I had the feeling that when others heard this song, if they were open to it and needed it, they would feel the sounds massaging areas of grief they held within their own bodies, too. The unique power of singing truly sank in for me, and, even though this had been my most vulnerable song written to date, it was the first I had the courage to share publicly. I had that courage precisely because I knew, first-hand, the song’s power, and truly believed that power would be carried to others. 

Writing this song brought me from a state of panic to a state of deeply creative flow, and delight.

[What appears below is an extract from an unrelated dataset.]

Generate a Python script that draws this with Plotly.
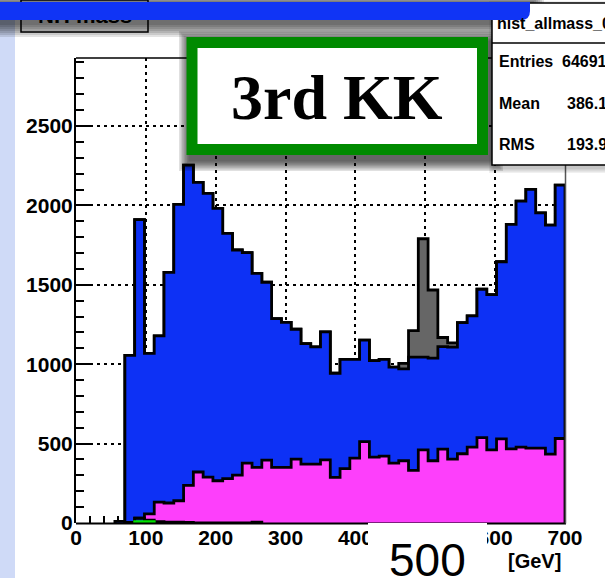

As I heard my own voice release the deep, rich tones I had always admired in others (while being convinced that I could only sing high), it occurred to me that I’d always loved the alto, cello sound, not because I wished I had something that I didn’t have… but precisely because my body knew, deep down, that it had that rich alto sound hiding away. 

I began to regard my voice as a wild-animal friend. A wild-animal ME, to be precise… perhaps the wildest part of my body, the part of me least willing to be “domesticated.” I saw this wild-animal part of me emerge when, and only when, I sang the truth that she had so desperately wanted me to acknowledge. This is why I am so passionate about teaching not JUST singing, nor JUST songwriting, but singing/songwriting, together. 

The quality of our voice is married to the heart of the story we are telling. And this intense emotionality is, in fact, our voice’s greatest strength. The sound of love.